Re^2: Rapid text searches ( O(log n) time)
by LanX (Saint) on Jun 06, 2009 at 20:20 UTC
    It's been long since I learned the big O notation but IMHO your code can only be O(1) if and only if there are no gaps within the data.

    Just consider the worst case of IDs within (1, (1/2 * m) .. m) i.e. (n= 1/2 m + 2) and your looking for the second entry x=m/2 right after the maximum possible gap. You'll start with approximating 3/4 m and continue to seek linearly till m/2. That are 1/2 n steps which means O(n).

    If you improve your code to recursively interpolating the next position between the narrowed range instead going linearly you'll make it with O(log(n)) like in binary search.

    Furthermore you're only comparing the entries from the first column aren't you?

    Cheers Rolf

      The headline claim for O(1) time is based on comparison with Perl's hashes which also do a linear search down a bucket chain to resolve hash clashes, but are generally rated as O(1).

      For your "worst case scenario to be so, it would require the file to contain 38e6-1 consequetive numbers and a single outlier 38e6 away from one end. My conclusion was that is an unlikely scenario for real data, My assumption is for a reasonably even distribution of the values through the range.

      Furthermore you're only comparing the entries from the first column aren't you?

      I do not understand the question?

      I take the ops "Let say I need to know the pair for 1101077781160" to mean that given the input '1101077781160', he requires the other two values on that line. Eg. '1101077783656 bothChaff'


      Examine what is said, not who speaks -- Silence betokens consent -- Love the truth but pardon error.
      "Science is about questioning the status quo. Questioning authority".
      In the absence of evidence, opinion is indistinguishable from prejudice.
        Sorry IMHO O() is usually calculated for the worst case, otherwise "traveling salesman" and similar problems wouldn't be NP, even though there are well known algorithms which are "usually" polynomial!

        You may want to calculate the complexity depending of what you called $factor, with $factor==1 its O(1) with $factor==1/2 it's O(n).

        Anyway with binary search it's O(log n), which is the theoretical optimum for this class of problems. So O(1) would be considered a sensation in academic circles! IMHO binary search is mostly faster than your algorithm.

        If you want to argue with something like average-case analysis you should indicate it clearly, since worst case is the usual approach.

        The average case is much more complicated to define and to calculate. You have no clue what the average case really looks like, without far more input from the OP.

        BTW: You can hardly compare collisions in hashes since they should be the exception not the rule.

        Cheers Rolf

        The headline claim for O(1) time is based on comparison with Perl's hashes which also do a linear search down a bucket chain to resolve hash clashes, but are generally rated as O(1).
        That is because it's expected that the chains are short, and independent on the number of keys in the hash.

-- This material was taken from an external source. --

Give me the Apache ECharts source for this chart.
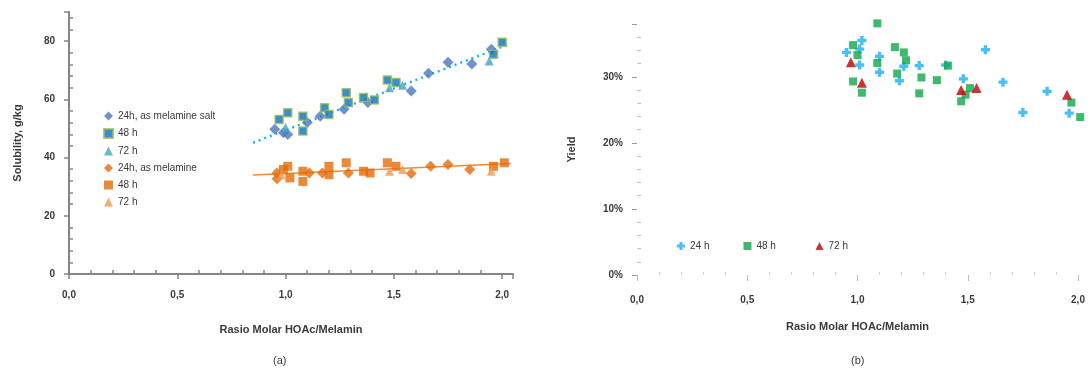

        But your claim basically means that any sorted datastructure that doesn't have duplicates could, after linear processing to line up the elements, be searched in O(1) time. Your algorithm only achieves O(1) search time if the data is pretty uniformly spread between its extremes. But that's an exceptional case.

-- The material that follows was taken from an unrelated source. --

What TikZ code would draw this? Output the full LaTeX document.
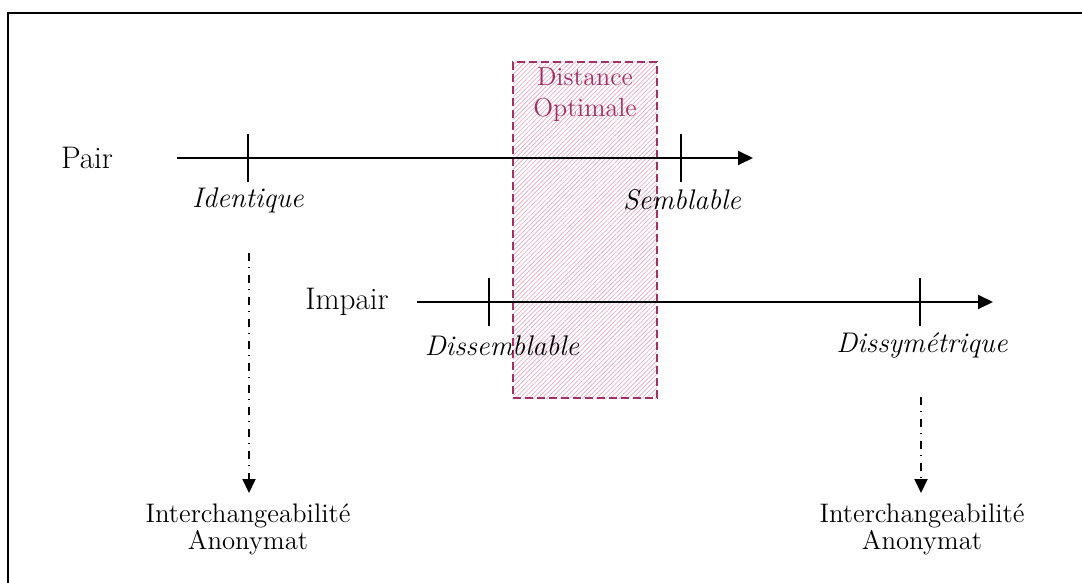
\documentclass[tikz,border=0pt]{standalone}
\usepackage{tikz}
\usetikzlibrary{arrows.meta,patterns.meta}

\definecolor{optim}{RGB}{160,48,102}
\definecolor{hachure}{RGB}{228,180,200}

\begin{document}
\begin{tikzpicture}[x=0.5pt, y=-0.5pt,
	axe/.style={line width=1pt, -{Triangle[length=7.5pt,width=7pt]}},
	tick/.style={line width=1pt},
	lien/.style={line width=1pt, dash pattern=on 4pt off 3pt on 0.6pt off 3.4pt, -{Triangle[length=7pt,width=6.5pt]}},
	nom/.style={font=\fontsize{15.6}{18}\selectfont},
	etiq/.style={font=\fontsize{14.2}{16}\selectfont\itshape},
	bas/.style={align=center, font=\fontsize{13.4}{13.5}\selectfont},
	zone/.style={draw=optim, line width=0.8pt, dash pattern=on 4pt off 2pt,
		pattern={Lines[angle=45,distance=1.6pt,line width=0.4pt]}, pattern color=hachure,
		minimum width=72pt, minimum height=168pt, inner sep=0pt}]
	\useasboundingbox (0,0) rectangle (1082,583);

	% cadre
	\coordinate (c0) at (8,600);
	\coordinate (c1) at (8,13);
	\coordinate (c2) at (1100,13);
	\draw [line width=1pt] (c0) -- (c1) -- (c2);

	% zone optimale
	\node[zone] (opt) at (585,230) {};
	\node[align=center, text=optim, font=\fontsize{13}{15.5}\selectfont] (dist) at (585,95) {Distance\\Optimale};

	% axe pair
	\node[nom] (pair) at (87,158) {Pair};
	\coordinate (p0) at (177,158);
	\coordinate (p1) at (753,158);
	\coordinate (ident) at (248,158);
	\coordinate (sembl) at (681,158);
	\draw [axe] (p0) -- (p1);
	\draw [tick] ([yshift=12pt]ident) -- ([yshift=-12pt]ident);
	\draw [tick] ([yshift=12pt]sembl) -- ([yshift=-12pt]sembl);
	\node[etiq] (lident) at (248,200) {Identique};
	\node[etiq] (lsembl) at (682,200) {Semblable};

	% axe impair
	\node[nom] (impair) at (347,302) {Impair};
	\coordinate (i0) at (417,302);
	\coordinate (i1) at (993,302);
	\coordinate (dissem) at (489,302);
	\coordinate (dissym) at (920,302);
	\draw [axe] (i0) -- (i1);
	\draw [tick] ([yshift=12pt]dissem) -- ([yshift=-12pt]dissem);
	\draw [tick] ([yshift=12pt]dissym) -- ([yshift=-12pt]dissym);
	\node[etiq] (ldissem) at (502,346) {Dissemblable};
	\node[etiq] (ldissym) at (922,346) {Dissymétrique};

	% consequences
	\node[bas] (anonG) at (248,529) {Interchangeabilité\\Anonymat};
	\node[bas] (anonD) at (922,529) {Interchangeabilité\\Anonymat};
	\coordinate (lg0) at (249,253);
	\coordinate (lg1) at (249,493);
	\coordinate (ld0) at (921,397);
	\coordinate (ld1) at (921,493);
	\draw [lien] (lg0) -- (lg1);
	\draw [lien] (ld0) -- (ld1);
\end{tikzpicture}
\end{document}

Re^2: Rapid text searches (complexity test)
by LanX (Saint) on Jun 12, 2009 at 13:10 UTC
    As promised I did a brute force calculation for the odds that this algorithm is fast.

    Extrapolating the example from the OP in a 1.5 GB File and randomly skippping 1 out of 4 lines it seems you'll miss the searched line in average for more than 1200 entries before you start searching linearly.

    I stopped after 2 test runs since my laptop with 1 GB RAM was heavily swapping for 30 minutes then* ... I'll post the completed results tomorrow morning. : )

    Temporary conclusion, over 1200 seeks doesn't even look close to O(1) for me, could it be your testdata was a little optimistic? Hope you understand my critic now.

    Please Note: This is the very optmistic best case for only a 25% gap probability. I didn't even try to insert any worsening conditions now!

    That much about the normal average case.

    Cheers Rolf

    (*) I could boost the testperformance by avoiding to build up the @data array and just approximating the accuracy of the interpolation within the loop, but I'm already too bored now!

    CODE:

    OUTPUT: